Records contained in a dataset
>> begin

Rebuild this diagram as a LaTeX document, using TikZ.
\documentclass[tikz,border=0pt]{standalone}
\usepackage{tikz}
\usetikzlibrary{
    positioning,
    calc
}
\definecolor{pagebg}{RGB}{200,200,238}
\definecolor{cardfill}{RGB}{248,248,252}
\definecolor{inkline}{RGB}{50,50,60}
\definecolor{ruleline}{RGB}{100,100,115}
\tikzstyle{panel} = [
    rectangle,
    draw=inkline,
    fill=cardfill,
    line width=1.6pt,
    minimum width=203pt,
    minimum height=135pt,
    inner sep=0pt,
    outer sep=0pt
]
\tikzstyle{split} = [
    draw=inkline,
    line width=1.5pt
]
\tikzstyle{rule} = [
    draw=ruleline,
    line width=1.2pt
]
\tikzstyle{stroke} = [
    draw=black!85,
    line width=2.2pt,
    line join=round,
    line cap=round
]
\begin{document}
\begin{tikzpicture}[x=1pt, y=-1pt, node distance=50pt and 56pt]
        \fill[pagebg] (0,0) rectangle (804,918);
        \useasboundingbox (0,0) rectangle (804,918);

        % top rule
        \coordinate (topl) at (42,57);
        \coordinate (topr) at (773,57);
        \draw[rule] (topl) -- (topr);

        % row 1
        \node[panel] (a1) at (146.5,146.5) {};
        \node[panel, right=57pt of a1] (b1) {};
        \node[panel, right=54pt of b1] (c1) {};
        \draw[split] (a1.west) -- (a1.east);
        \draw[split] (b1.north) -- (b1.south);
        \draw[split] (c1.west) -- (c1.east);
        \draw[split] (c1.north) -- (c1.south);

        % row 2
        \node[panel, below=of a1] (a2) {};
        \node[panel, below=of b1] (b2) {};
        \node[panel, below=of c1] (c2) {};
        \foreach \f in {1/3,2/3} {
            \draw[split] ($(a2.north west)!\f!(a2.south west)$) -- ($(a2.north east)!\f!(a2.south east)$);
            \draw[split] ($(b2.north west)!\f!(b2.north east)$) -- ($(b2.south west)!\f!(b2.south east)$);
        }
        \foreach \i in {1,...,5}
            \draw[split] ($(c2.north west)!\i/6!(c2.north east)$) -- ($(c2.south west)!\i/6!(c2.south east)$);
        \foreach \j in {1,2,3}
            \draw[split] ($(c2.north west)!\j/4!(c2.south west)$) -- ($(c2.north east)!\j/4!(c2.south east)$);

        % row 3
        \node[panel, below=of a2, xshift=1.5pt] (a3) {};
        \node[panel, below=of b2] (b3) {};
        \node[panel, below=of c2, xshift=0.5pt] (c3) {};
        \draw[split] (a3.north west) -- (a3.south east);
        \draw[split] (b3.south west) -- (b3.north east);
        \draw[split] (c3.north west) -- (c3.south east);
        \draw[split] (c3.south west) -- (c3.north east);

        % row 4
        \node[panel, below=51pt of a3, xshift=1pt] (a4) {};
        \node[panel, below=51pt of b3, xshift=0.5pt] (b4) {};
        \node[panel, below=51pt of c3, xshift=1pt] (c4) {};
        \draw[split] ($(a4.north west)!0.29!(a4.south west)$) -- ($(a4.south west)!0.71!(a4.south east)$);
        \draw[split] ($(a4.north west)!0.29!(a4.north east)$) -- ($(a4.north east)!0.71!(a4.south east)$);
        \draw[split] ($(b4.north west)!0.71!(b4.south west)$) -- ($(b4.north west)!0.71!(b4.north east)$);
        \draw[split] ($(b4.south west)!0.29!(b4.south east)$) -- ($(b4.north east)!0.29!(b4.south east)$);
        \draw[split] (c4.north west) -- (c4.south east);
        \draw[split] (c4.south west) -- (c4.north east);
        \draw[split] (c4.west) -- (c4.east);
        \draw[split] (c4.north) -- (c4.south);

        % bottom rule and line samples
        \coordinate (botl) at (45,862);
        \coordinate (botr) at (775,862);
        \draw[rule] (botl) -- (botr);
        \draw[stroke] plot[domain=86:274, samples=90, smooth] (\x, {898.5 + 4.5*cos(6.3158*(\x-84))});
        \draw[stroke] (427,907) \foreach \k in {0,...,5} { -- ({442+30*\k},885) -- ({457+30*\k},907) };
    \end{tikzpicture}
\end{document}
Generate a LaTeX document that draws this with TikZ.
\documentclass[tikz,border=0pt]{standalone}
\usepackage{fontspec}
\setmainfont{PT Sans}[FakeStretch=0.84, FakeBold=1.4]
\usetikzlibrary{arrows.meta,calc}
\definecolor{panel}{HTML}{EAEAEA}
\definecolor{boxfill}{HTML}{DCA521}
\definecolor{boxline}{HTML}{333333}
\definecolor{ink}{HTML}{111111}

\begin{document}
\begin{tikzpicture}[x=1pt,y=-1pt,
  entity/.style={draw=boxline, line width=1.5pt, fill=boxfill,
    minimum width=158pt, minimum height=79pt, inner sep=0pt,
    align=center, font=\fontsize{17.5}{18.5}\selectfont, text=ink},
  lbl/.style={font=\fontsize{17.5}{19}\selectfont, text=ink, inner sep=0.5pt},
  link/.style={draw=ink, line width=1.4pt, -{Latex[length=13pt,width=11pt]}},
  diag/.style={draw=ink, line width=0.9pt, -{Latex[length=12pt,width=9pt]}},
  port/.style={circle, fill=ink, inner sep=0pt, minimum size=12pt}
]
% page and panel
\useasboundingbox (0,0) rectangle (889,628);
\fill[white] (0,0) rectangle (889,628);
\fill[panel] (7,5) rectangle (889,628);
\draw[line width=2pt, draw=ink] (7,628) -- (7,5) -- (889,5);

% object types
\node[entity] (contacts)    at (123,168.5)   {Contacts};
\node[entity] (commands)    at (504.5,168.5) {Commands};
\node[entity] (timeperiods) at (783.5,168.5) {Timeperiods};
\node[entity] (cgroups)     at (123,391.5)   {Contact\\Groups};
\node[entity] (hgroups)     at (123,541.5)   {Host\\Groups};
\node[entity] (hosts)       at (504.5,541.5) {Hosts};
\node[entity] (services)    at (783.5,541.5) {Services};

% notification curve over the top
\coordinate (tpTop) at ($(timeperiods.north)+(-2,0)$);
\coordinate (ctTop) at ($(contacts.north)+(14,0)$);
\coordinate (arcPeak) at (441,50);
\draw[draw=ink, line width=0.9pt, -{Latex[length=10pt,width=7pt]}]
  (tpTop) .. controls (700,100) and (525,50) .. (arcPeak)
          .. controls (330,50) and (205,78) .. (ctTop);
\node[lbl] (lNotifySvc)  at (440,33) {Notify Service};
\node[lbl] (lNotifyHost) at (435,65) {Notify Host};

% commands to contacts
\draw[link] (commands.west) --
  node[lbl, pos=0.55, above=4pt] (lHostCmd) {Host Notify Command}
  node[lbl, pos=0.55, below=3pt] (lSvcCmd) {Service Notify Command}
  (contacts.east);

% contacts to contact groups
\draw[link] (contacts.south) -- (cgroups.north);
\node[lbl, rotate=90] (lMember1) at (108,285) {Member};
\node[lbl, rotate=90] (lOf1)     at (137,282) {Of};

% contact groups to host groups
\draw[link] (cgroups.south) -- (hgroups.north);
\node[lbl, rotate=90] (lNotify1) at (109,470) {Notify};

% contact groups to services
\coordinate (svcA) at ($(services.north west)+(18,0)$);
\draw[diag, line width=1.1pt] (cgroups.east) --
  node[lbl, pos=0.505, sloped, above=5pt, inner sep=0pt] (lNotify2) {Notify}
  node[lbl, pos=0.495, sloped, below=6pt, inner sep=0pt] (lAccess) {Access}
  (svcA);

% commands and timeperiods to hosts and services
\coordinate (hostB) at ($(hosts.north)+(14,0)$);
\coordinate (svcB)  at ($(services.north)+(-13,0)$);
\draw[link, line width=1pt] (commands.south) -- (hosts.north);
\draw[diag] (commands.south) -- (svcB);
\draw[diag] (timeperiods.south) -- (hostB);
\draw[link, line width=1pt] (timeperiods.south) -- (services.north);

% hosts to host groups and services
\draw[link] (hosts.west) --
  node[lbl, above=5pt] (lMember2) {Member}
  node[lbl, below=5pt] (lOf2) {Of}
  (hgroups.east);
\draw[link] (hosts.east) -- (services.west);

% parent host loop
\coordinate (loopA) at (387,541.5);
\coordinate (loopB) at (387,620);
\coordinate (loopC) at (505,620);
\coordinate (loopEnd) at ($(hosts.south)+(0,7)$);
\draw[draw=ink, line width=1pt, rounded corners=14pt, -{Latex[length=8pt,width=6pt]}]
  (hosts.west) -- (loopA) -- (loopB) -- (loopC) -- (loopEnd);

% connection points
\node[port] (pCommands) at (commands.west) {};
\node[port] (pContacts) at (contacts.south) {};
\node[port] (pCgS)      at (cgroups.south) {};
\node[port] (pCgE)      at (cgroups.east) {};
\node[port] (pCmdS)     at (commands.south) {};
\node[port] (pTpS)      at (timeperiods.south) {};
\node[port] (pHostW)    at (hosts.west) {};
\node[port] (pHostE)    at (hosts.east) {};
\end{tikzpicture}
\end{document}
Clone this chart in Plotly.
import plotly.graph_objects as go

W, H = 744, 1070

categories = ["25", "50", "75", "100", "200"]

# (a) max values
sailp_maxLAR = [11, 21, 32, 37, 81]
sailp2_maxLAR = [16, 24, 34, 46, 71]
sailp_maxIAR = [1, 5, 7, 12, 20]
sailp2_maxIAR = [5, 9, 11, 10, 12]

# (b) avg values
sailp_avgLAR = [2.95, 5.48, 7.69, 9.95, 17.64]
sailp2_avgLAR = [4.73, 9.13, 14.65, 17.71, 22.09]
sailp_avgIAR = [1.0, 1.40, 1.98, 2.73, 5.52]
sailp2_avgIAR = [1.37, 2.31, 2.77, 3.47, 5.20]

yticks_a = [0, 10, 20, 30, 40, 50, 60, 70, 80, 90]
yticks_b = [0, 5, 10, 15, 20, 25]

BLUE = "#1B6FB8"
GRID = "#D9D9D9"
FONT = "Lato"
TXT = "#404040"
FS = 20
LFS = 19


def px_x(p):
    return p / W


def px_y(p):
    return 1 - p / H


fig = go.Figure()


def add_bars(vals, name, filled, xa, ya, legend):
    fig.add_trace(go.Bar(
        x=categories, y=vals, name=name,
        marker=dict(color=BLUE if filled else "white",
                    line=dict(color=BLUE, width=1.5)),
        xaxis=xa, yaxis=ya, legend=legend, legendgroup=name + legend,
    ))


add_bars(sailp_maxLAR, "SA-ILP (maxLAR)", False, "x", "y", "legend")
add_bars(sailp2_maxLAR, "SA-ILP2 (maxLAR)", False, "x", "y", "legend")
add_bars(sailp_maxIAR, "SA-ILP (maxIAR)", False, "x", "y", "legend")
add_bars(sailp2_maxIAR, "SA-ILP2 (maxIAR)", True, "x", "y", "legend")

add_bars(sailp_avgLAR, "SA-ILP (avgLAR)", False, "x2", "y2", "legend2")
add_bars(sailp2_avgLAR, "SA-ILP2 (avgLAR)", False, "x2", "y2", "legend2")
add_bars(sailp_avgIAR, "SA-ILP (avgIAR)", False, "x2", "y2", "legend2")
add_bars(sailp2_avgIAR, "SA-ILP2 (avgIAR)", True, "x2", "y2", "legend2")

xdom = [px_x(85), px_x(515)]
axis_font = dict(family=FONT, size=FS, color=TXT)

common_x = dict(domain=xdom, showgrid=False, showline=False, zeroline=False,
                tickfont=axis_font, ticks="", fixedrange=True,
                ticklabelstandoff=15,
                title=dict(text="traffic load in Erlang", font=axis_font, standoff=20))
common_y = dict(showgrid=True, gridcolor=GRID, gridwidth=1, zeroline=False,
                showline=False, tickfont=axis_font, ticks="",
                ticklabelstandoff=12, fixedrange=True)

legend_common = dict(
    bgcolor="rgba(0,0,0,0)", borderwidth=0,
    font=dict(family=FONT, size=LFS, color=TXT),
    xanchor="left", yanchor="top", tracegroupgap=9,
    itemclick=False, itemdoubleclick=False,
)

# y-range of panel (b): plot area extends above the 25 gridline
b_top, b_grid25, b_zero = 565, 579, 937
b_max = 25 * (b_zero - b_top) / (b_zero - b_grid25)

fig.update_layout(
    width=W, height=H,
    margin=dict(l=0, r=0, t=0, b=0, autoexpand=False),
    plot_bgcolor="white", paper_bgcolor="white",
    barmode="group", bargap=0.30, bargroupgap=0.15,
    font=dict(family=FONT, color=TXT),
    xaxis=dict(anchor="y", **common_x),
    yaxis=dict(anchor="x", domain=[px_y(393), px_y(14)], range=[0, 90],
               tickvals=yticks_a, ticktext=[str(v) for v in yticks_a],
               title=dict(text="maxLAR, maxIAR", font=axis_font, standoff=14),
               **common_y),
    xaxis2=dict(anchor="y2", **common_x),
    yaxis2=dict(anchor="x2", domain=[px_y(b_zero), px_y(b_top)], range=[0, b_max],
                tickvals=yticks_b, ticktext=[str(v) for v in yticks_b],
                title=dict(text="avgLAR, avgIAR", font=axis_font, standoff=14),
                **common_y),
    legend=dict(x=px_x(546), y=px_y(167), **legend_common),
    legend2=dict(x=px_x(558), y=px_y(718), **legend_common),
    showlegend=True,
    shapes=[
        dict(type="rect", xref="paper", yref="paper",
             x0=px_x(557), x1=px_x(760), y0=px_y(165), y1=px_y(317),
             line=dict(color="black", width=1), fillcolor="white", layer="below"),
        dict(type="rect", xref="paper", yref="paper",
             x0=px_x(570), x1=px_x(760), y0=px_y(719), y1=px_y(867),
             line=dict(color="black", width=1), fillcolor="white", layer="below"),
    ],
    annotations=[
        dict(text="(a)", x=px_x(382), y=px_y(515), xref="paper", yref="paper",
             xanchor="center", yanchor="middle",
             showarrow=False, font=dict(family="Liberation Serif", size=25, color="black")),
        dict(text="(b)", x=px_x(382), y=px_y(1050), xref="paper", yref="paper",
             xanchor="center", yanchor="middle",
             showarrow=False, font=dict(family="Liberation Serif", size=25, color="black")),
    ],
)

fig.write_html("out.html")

>> end

▸ **Stated task**:
Note how many lines of the material contain the string "this". Then report that number by itself.

▸ **Written response**:
3